E’ dedicato alla crescita esponenziale della bolla del debito cinese un lungo approfondimento redatto da Paul Smillie, Analista senior degli investimenti di Columbia Threadneedle Investments. Secondo l’analista oggi molti investitori seguono con il fiato in bocca, le evoluzioni dello scontro die dazi tra Usa e Cina. Il rischio che si arrivi ad una guerra commerciale aperta tra i due paesi viene guardato come un pericolo da scongiurare ad ogni modo. Parallelamente le preoccupazioni riguardano anche la crescita a dismisura della bolla del credito cinese.

La posizione di Paul Smillie è chiara: oramai con il debito cinese si è arrivati ad un punto tale che solo soluzioni radicali potrebbero essere in grado di bloccare il trend e sgonfiare una bolla che ad oggi appare fuori controllo. 

Per inquadrare nel giusto contesto l’espolosione della bolla del debito cinese è necessario fare un passo indietro. L’analista ricorda come prima della crisi finanziaria, la crescita dell’economia cinese fosse del 14 per cento annuo. Negli ultimi anni la crescita è scesa al di sotto del 7 per cento ossia si è dimezzata. Dinanzi a questa situazione le autorità cinesi hanno reagito nel modo più scontato e immediato. Pechino ha quindi deciso di aprire, sempre di più, i rubinetti del credito con l’obiettivo di stimolare l’economia. Questo provvedimento da urgente è diventato strutturale e permanente. Ovviamente venendo meno l’eccezionalità, lo stimolo fiscale ha perso di incisitività e questo, come in un circolo vizioso, ha impattato sulla decisione delle autorità di continuare ancora con gli stimoli.  

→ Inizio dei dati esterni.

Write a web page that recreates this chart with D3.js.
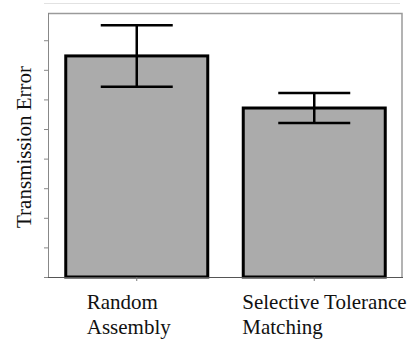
<!DOCTYPE html>
<html>
<head>
<meta charset="utf-8">
<script src="https://cdn.jsdelivr.net/npm/d3@7"></script>
<style>
  body { margin: 0; background: #fff; }
</style>
</head>
<body>
<div id="chart"></div>
<script>
// data (arbitrary units, no tick labels shown)
var categories = ["Random Assembly", "Selective Tolerance Matching"];
var labelLines = [["Random", "Assembly"], ["Selective Tolerance", "Matching"]];
var means = [7.47, 5.71];
var errors = [1.04, 0.51];
var yTicks = [0, 1, 2, 3, 4, 5, 6, 7, 8];

var W = 410, H = 344;
var serif = "'Liberation Serif', 'Times New Roman', Times, 'DejaVu Serif', serif";
var margin = {top: 13, right: 7, bottom: 67, left: 48},
    width = W - margin.left - margin.right,
    height = H - margin.top - margin.bottom;

var svg = d3.select("#chart").append("svg")
    .attr("width", W)
    .attr("height", H);

// faint line along the top of the image
svg.append("line")
    .attr("x1", 44).attr("x2", 400)
    .attr("y1", 3.5).attr("y2", 3.5)
    .style("stroke", "#e2e2e2").style("stroke-width", 1);

var g = svg.append("g")
    .attr("transform", "translate(" + margin.left + "," + margin.top + ")");

var x = d3.scaleBand()
    .domain(categories)
    .range([0, width])
    .paddingInner(0.2)
    .paddingOuter(0.1);

var y = d3.scaleLinear()
    .domain([0, 8.92])
    .range([height, 0]);

// plot frame (top + right)
g.append("path")
    .attr("d", "M0,0.5H" + (width - 1) + "V" + height)
    .style("fill", "none")
    .style("stroke", "#9a9a9a")
    .style("stroke-width", 1.5);

// y axis: ticks only
var yAxis = g.append("g")
    .call(d3.axisLeft(y).tickValues(yTicks).tickSize(4).tickFormat(""));
yAxis.select(".domain").style("stroke", "#888").attr("d", "M0.5,0V" + height);
yAxis.selectAll(".tick line").style("stroke", "#888");

// bars
g.selectAll(".bar")
    .data(categories)
  .enter().append("rect")
    .attr("class", "bar")
    .attr("x", function(d) { return x(d); })
    .attr("width", x.bandwidth())
    .attr("y", function(d, i) { return y(means[i]); })
    .attr("height", function(d, i) { return height - y(means[i]); })
    .style("fill", "#ababab")
    .style("stroke", "#000")
    .style("stroke-width", 3);

// x axis
var xAxis = g.append("g")
    .attr("transform", "translate(0," + height + ")")
    .call(d3.axisBottom(x).tickSize(4).tickFormat(""));
xAxis.select(".domain").style("stroke", "#555").attr("d", "M0," + 0.5 + "H" + width);
xAxis.selectAll(".tick line").style("stroke", "#777");

// error bars
var capHalf = 36;
var err = g.selectAll(".err")
    .data(categories)
  .enter().append("g")
    .attr("class", "err")
    .attr("transform", function(d) { return "translate(" + (x(d) + x.bandwidth() / 2) + ",0)"; });

err.append("line")
    .attr("y1", function(d, i) { return y(means[i] + errors[i]); })
    .attr("y2", function(d, i) { return y(means[i] - errors[i]); });
err.append("line")
    .attr("x1", -capHalf).attr("x2", capHalf)
    .attr("y1", function(d, i) { return y(means[i] + errors[i]); })
    .attr("y2", function(d, i) { return y(means[i] + errors[i]); });
err.append("line")
    .attr("x1", -capHalf).attr("x2", capHalf)
    .attr("y1", function(d, i) { return y(means[i] - errors[i]); })
    .attr("y2", function(d, i) { return y(means[i] - errors[i]); });
err.selectAll("line").style("stroke", "#000").style("stroke-width", 2.5);

// category labels (left aligned blocks under each bar)
var labelShift = [-50, -72];
g.selectAll(".cat")
    .data(categories)
  .enter().append("text")
    .attr("class", "cat")
    .attr("transform", function(d, i) {
      return "translate(" + (x(d) + x.bandwidth() / 2 + labelShift[i]) + "," + (height + 32) + ")";
    })
    .style("font-family", serif)
    .style("font-size", "21px")
    .style("fill", "#111")
    .selectAll("tspan")
    .data(function(d, i) { return labelLines[i]; })
  .enter().append("tspan")
    .attr("x", 0)
    .attr("dy", function(d, j) { return j === 0 ? 0 : 25; })
    .text(function(d) { return d; });

// y axis title
svg.append("text")
    .attr("transform", "translate(31," + (margin.top + height / 2 + 2) + ") rotate(-90)")
    .attr("text-anchor", "middle")
    .style("font-family", serif)
    .style("font-size", "21px")
    .style("fill", "#111")
    .text("Transmission Error");
</script>
</body>
</html>
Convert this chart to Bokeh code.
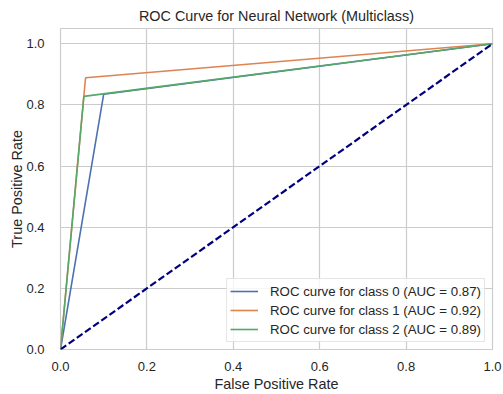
from bokeh.plotting import figure
from bokeh.models import Range1d, FixedTicker, Legend, LegendItem, CustomJSTickFormatter
from bokeh.embed import file_html
from bokeh.resources import INLINE

# Data
fpr_class0 = [0.0, 0.10, 1.0]
tpr_class0 = [0.0, 0.835, 1.0]
fpr_class1 = [0.0, 0.058, 1.0]
tpr_class1 = [0.0, 0.889, 1.0]
fpr_class2 = [0.0, 0.054, 1.0]
tpr_class2 = [0.0, 0.828, 1.0]
auc_values = [0.87, 0.92, 0.89]
diag_x = [0.0, 1.0]
diag_y = [0.0, 1.0]
ticks = [0.0, 0.2, 0.4, 0.6, 0.8, 1.0]

colors = ["#4C72B0", "#DD8452", "#55A868"]
FONT = "Liberation Sans"
TXT = "#262626"

p = figure(width=503, height=394, output_backend="svg", toolbar_location=None,
           x_range=Range1d(0, 1.0), y_range=Range1d(0, 1.05),
           min_border_left=60, min_border_right=11, min_border_top=28, min_border_bottom=42)

p.title.text = "ROC Curve for Neural Network (Multiclass)"
p.title.align = "center"
p.title.text_font = FONT
p.title.text_font_size = "14.4px"
p.title.text_font_style = "normal"
p.title.text_color = TXT
p.title.offset = 0

p.background_fill_color = "white"
p.outline_line_color = "#cccccc"
p.outline_line_width = 1.2

for ax in (p.xaxis, p.yaxis):
    ax.ticker = FixedTicker(ticks=ticks)
    ax.formatter = CustomJSTickFormatter(code="return tick.toFixed(1);")
    ax.axis_line_color = None
    ax.major_tick_line_color = None
    ax.minor_tick_line_color = None
    ax.major_label_text_font = FONT
    ax.major_label_text_font_size = "13px"
    ax.major_label_text_color = TXT
    ax.axis_label_text_font = FONT
    ax.axis_label_text_font_size = "14.4px"
    ax.axis_label_text_font_style = "normal"
    ax.axis_label_text_color = TXT

p.xaxis.axis_label = "False Positive Rate"
p.yaxis.axis_label = "True Positive Rate"
p.xaxis.major_label_standoff = 6
p.yaxis.major_label_standoff = 10
p.xaxis.axis_label_standoff = 2
p.yaxis.axis_label_standoff = -2

p.xgrid.ticker = FixedTicker(ticks=ticks)
p.ygrid.ticker = FixedTicker(ticks=ticks)
p.grid.grid_line_color = "#cccccc"
p.grid.grid_line_width = 1.2

r0 = p.line(fpr_class0, tpr_class0, line_color=colors[0], line_width=1.6)
r1 = p.line(fpr_class1, tpr_class1, line_color=colors[1], line_width=1.6)
r2 = p.line(fpr_class2, tpr_class2, line_color=colors[2], line_width=1.6)
p.line(diag_x, diag_y, line_color="navy", line_width=2.2, line_dash="7 3")

items = [
    LegendItem(label=f"ROC curve for class {i} (AUC = {auc_values[i]:.2f})", renderers=[r])
    for i, r in enumerate([r0, r1, r2])
]
legend = Legend(items=items, location="bottom_right")
legend.label_text_font = FONT
legend.label_text_font_size = "13.25px"
legend.label_text_color = TXT
legend.border_line_color = "#cccccc"
legend.border_line_width = 1
legend.background_fill_alpha = 0.8
legend.glyph_width = 28
legend.glyph_height = 18
legend.label_height = 18
legend.spacing = 1
legend.padding = 3
legend.margin = 7
legend.label_standoff = 12
p.add_layout(legend, "center")

open("out.html", "w").write(file_html(p, INLINE))
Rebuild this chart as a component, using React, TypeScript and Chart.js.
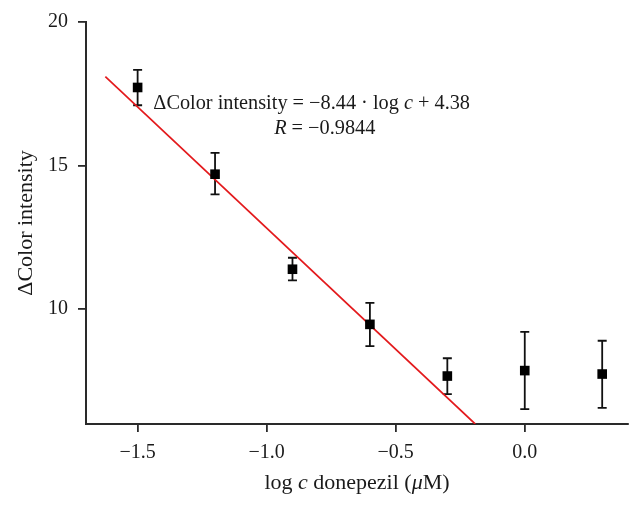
import React, { useEffect, useRef } from "react";
import { Chart, registerables } from "chart.js";

Chart.register(...registerables);

// ---- data ----
const logC = [-1.5, -1.2, -0.9, -0.6, -0.3, 0.0, 0.3];
const intensity = [17.72, 14.7, 11.39, 9.47, 7.67, 7.86, 7.74];
const errUpper = [18.33, 15.44, 11.79, 10.22, 8.29, 9.21, 8.9];
const errLower = [17.1, 14.0, 11.0, 8.71, 7.04, 6.52, 6.56];
const fitSlope = -8.44;
const fitIntercept = 4.38;
const fitXRange = [-1.625, -0.192];
const xTicks = [-1.5, -1.0, -0.5, 0.0];
const yTicks = [10, 15, 20];
const xMin = -1.7;
const xMax = 0.4;
const yMin = 6;
const yMax = 20;

const FONT = '"Liberation Serif", "Times New Roman", serif';
const AXIS = "#2a2a2a";

type Seg = { t: string; i?: boolean };

function drawRich(ctx: CanvasRenderingContext2D, segs: Seg[], x: number, y: number, size: number, align: "left" | "center") {
  let total = 0;
  const widths = segs.map((s) => {
    ctx.font = `${s.i ? "italic " : ""}${size}px ${FONT}`;
    const w = ctx.measureText(s.t).width;
    total += w;
    return w;
  });
  let cx = align === "center" ? x - total / 2 : x;
  ctx.textAlign = "left";
  ctx.textBaseline = "alphabetic";
  segs.forEach((s, k) => {
    ctx.font = `${s.i ? "italic " : ""}${size}px ${FONT}`;
    ctx.fillText(s.t, cx, y);
    cx += widths[k];
  });
}

const fmt = (v: number) => (v < 0 ? "\u2212" : "") + Math.abs(v).toFixed(1);

export default function App() {
  const ref = useRef<HTMLCanvasElement>(null);

  useEffect(() => {
    if (!ref.current) return;

    const errorBars = {
      id: "errorBars",
      beforeDatasetsDraw(chart: any) {
        const { ctx, scales } = chart;
        const xs = scales.x;
        const ys = scales.y;
        ctx.save();
        ctx.strokeStyle = "#111";
        ctx.lineWidth = 1.8;
        logC.forEach((xv, i) => {
          const px = xs.getPixelForValue(xv);
          const top = ys.getPixelForValue(errUpper[i]);
          const bot = ys.getPixelForValue(errLower[i]);
          ctx.beginPath();
          ctx.moveTo(px, top);
          ctx.lineTo(px, bot);
          ctx.moveTo(px - 4.5, top);
          ctx.lineTo(px + 4.5, top);
          ctx.moveTo(px - 4.5, bot);
          ctx.lineTo(px + 4.5, bot);
          ctx.stroke();
        });
        ctx.restore();
      },
    };

    const texts = {
      id: "texts",
      afterDraw(chart: any) {
        const { ctx, scales, chartArea } = chart;
        const xs = scales.x;
        const ys = scales.y;
        ctx.save();
        ctx.fillStyle = "#1a1a1a";
        // equation annotation
        drawRich(
          ctx,
          [{ t: "\u0394Color intensity = \u22128.44 \u00b7 log " }, { t: "c", i: true }, { t: " + 4.38" }],
          xs.getPixelForValue(-1.439),
          ys.getPixelForValue(16.97),
          20.3,
          "left"
        );
        drawRich(
          ctx,
          [{ t: "R", i: true }, { t: " = \u22120.9844" }],
          xs.getPixelForValue(-0.971),
          ys.getPixelForValue(16.1),
          20.3,
          "left"
        );
        // x title
        drawRich(
          ctx,
          [{ t: "log " }, { t: "c", i: true }, { t: " donepezil (" }, { t: "\u03bc", i: true }, { t: "M)" }],
          (chartArea.left + chartArea.right) / 2,
          489,
          22,
          "center"
        );
        // y title
        ctx.translate(32, (chartArea.top + chartArea.bottom) / 2);
        ctx.rotate(-Math.PI / 2);
        drawRich(ctx, [{ t: "\u0394Color intensity" }], 0, 0, 22, "center");
        ctx.restore();
      },
    };

    const chart = new Chart(ref.current, {
      type: "scatter",
      data: {
        datasets: [
          {
            type: "line",
            label: "fit",
            data: fitXRange.map((x) => ({ x, y: fitSlope * x + fitIntercept })),
            borderColor: "#e3191c",
            borderWidth: 1.7,
            pointRadius: 0,
            fill: false,
            order: 1,
          } as any,
          {
            label: "data",
            data: logC.map((x, i) => ({ x, y: intensity[i] })),
            pointStyle: "rect",
            pointRadius: 6.8,
            pointHoverRadius: 6.8,
            backgroundColor: "#000",
            borderColor: "#000",
            borderWidth: 0,
            order: 0,
          },
        ],
      },
      options: {
        animation: false,
        responsive: false,
        devicePixelRatio: 1,
        events: [],
        layout: { padding: { top: 22, right: 14, left: 0, bottom: 0 } },
        plugins: { legend: { display: false }, tooltip: { enabled: false } },
        scales: {
          x: {
            type: "linear",
            min: xMin,
            max: xMax,
            afterBuildTicks: (s: any) => {
              s.ticks = xTicks.map((v) => ({ value: v }));
            },
            afterFit: (s: any) => {
              s.height = 84;
            },
            grid: { drawOnChartArea: false, drawTicks: true, tickLength: 8, color: AXIS, lineWidth: 1.8 },
            border: { display: true, color: AXIS, width: 2 },
            ticks: {
              callback: (v: any) => fmt(Number(v)),
              font: { family: FONT, size: 20 },
              color: "#1a1a1a",
              padding: 9,
              maxRotation: 0,
            },
          },
          y: {
            type: "linear",
            min: yMin,
            max: yMax,
            afterBuildTicks: (s: any) => {
              s.ticks = yTicks.map((v) => ({ value: v }));
            },
            afterFit: (s: any) => {
              s.width = 86;
            },
            grid: { drawOnChartArea: false, drawTicks: true, tickLength: 8, color: AXIS, lineWidth: 1.8 },
            border: { display: true, color: AXIS, width: 2 },
            ticks: {
              callback: (v: any) => String(v),
              font: { family: FONT, size: 20 },
              color: "#1a1a1a",
              padding: 10,
            },
          },
        },
      },
      plugins: [errorBars, texts],
    } as any);

    return () => chart.destroy();
  }, []);

  return (
    <div style={{ position: "absolute", left: 0, top: 0, width: 642, height: 508, background: "#fff" }}>
      <canvas ref={ref} width={642} height={508} style={{ width: 642, height: 508, display: "block" }} />
    </div>
  );
}
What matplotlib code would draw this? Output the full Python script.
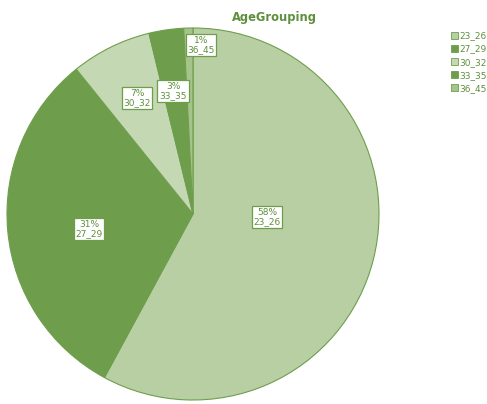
import matplotlib
matplotlib.use('Agg')
import matplotlib.pyplot as plt
from matplotlib.patches import Patch

groups = ['23_26', '27_29', '30_32', '33_35', '36_45']
shares = [57.9, 31.3, 7.0, 3.0, 0.8]
pct_labels = ['58%', '31%', '7%', '3%', '1%']
colors = ['#b8cfa4', '#6e9e4c', '#c4d8b4', '#6e9e4c', '#a4c48c']
edge = '#6e9e4c'
text_green = '#5e8f3c'

# label box centres in pixel coords (x right, y down)
label_xy = [(267, 217), (89, 229), (137, 98), (173, 91), (201, 45)]

W, H = 487, 404
fig = plt.figure(figsize=(W / 100, H / 100), dpi=100)
ax = fig.add_axes([0, 0, 1, 1])

ax.pie(shares, colors=colors, startangle=90, counterclock=False,
       center=(193, H - 214), radius=186, frame=True,
       wedgeprops=dict(edgecolor=edge, linewidth=0.8))
ax.set_xlim(0, W)
ax.set_ylim(0, H)
ax.set_aspect('equal')
ax.axis('off')

for (x, y), p, g in zip(label_xy, pct_labels, groups):
	ax.text(x, H - y, p + '\n' + g, ha='center', va='center', fontsize=6.5,
	        color=text_green, linespacing=1.0,
	        bbox=dict(boxstyle='square,pad=0.2', fc='white', ec=edge, lw=0.9))

ax.text(274, H - 17, 'AgeGrouping', ha='center', va='center', fontsize=8.3,
        fontweight='bold', color=text_green)

handles = [Patch(facecolor=c, edgecolor=edge, linewidth=0.6) for c in colors]
leg = fig.legend(handles, groups, loc='upper left', bbox_to_anchor=(446 / W, 1 - 27 / H),
                 frameon=False, fontsize=6.5, handlelength=0.8, handleheight=0.8,
                 handletextpad=0.2, labelspacing=0.45, borderpad=0)
for t in leg.get_texts():
	t.set_color(text_green)

fig.savefig('out.png', dpi=100)
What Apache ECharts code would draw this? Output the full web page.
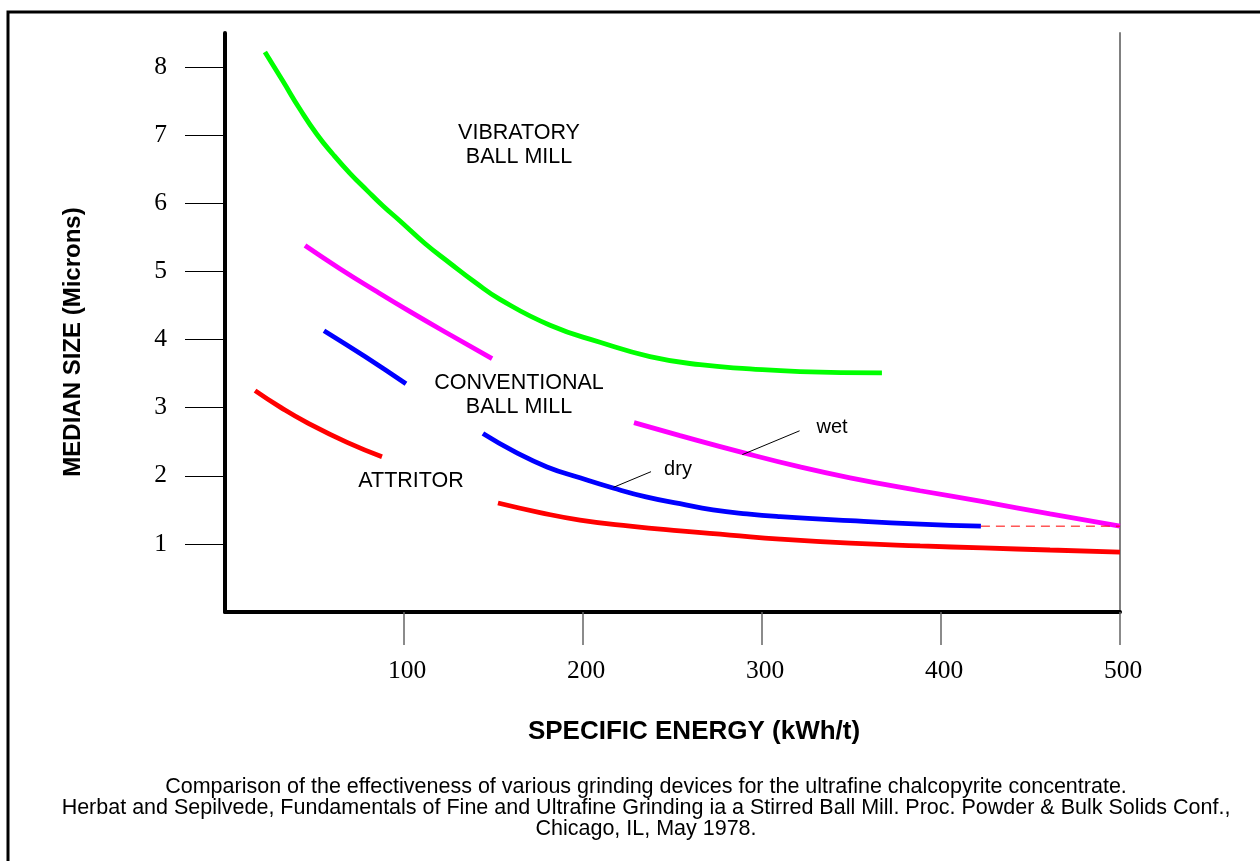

Venendo ai dati: il rendimento sul credito, vale a dire l’indicatore che misura l’efficacia del nuovo credito nello stimolare la crescita, era pari nel 2008 allo 0,75. In altre parole ogni CNY di credito era capace di generare CNY 0,75 in termini di PIL nominale. Ebbene, a dimostrazione delle difficoltà dell’economia cinese e della sempre più scarsa incisitivà degli stimoli, questo indicatore a partire dal 2014 è precipitato ad una media dello 0,25.

Se si prende in considerazione il dato relativo al rapporto tra credito e PIL, ossia un indicatore che quantifica il livello del credito rispetto alle dimensioni dell’economia, è interessante notare come esso sia salito al 300 per cento rispetto al 150 per cento degli anni precedenti alal crisi finanziaria. Anche questo trend, secondo Paul Smillie, è sintomatico di una criticità ben precisa: il settore bancario cinese è in crisi.  

Praticamente ci sono tutti gli ingredianti per lo scoppio della bolla del credito cinese. Secondo l’analista sarebbe auspicabile che gli investitori in Cina si preparino da un incremento dei tassi di insolvenza. Ad oggi i dati ufficiali parlano di prestiti in sofferenza al 2 per cento del totale ma è la stessa storia a ricordare che al boom del credito corrisponde sempre un aumento dei crediti in sofferenza. Già oggi, ha osservato l’analista, il tasso dei prestiti in sofferenza della Cina potrebbe essere molto vicino al 20 per cento. 

Ma dove sono finiti tutti questi soldi? Tre le strade che il credito ha preso: governi locali per finanziare progetti di infrastrutture, esposizione fuori bilancio delle banche e sostegno agli istituti bancari più piccoli.